# SUPPLIED INFORMATION:
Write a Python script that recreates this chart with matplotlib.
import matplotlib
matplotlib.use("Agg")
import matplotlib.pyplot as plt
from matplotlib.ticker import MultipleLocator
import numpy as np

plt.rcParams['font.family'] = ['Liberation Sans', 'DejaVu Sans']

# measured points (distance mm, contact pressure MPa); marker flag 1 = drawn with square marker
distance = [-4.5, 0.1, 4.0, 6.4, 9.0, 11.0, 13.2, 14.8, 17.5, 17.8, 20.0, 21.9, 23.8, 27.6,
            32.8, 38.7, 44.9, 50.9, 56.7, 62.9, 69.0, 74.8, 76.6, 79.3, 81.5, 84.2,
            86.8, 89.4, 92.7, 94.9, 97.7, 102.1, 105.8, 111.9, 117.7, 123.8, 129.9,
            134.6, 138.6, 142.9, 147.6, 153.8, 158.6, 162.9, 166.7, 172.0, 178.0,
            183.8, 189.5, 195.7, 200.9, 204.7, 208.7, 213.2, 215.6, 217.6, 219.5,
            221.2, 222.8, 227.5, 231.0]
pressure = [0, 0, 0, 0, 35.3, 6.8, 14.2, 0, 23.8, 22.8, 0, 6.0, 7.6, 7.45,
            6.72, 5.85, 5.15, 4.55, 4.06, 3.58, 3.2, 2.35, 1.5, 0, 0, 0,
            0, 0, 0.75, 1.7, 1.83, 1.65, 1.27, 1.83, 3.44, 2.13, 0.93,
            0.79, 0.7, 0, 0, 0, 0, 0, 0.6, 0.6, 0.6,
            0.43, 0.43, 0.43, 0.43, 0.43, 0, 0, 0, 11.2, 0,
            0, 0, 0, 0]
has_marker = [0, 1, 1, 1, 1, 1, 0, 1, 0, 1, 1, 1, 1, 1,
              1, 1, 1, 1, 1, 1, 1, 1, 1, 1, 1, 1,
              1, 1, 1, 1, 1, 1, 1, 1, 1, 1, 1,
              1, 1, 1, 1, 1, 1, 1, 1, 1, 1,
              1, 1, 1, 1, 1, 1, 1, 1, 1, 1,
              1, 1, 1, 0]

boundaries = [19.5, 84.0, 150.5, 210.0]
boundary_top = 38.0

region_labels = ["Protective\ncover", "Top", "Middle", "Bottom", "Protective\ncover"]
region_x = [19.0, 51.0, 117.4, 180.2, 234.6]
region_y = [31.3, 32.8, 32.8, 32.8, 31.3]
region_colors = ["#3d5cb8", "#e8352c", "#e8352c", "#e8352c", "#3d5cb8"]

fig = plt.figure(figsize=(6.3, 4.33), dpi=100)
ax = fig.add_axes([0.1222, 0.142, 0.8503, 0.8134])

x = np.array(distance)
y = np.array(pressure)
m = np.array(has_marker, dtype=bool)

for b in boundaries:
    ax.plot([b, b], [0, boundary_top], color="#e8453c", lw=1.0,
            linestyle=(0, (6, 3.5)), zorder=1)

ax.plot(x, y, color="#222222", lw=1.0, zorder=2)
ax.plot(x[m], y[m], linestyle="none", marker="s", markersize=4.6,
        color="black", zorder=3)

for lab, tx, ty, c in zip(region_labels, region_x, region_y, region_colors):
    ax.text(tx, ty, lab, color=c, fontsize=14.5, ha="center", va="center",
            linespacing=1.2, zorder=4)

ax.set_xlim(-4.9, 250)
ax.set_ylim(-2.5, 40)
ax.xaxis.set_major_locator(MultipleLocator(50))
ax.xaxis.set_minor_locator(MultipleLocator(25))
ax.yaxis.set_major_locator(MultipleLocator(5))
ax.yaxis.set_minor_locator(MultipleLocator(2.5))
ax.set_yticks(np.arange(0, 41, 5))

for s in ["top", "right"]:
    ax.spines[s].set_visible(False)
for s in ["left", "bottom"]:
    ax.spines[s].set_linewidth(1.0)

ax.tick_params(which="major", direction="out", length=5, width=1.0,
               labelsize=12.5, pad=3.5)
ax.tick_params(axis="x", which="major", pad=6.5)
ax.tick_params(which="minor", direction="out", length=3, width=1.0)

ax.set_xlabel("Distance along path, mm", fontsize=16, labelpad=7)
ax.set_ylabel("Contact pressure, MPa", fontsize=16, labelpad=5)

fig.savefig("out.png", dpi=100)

# WORK TO COMPLETE:
Only the lines from the first line of the material above through the line that contains "plt.rcParams['font.family'] = ['Liberation" should be quoted, each one exactly.

# COMPLETE OUTPUT:
Write a Python script that recreates this chart with matplotlib.
import matplotlib
matplotlib.use("Agg")
import matplotlib.pyplot as plt
from matplotlib.ticker import MultipleLocator
import numpy as np

plt.rcParams['font.family'] = ['Liberation Sans', 'DejaVu Sans']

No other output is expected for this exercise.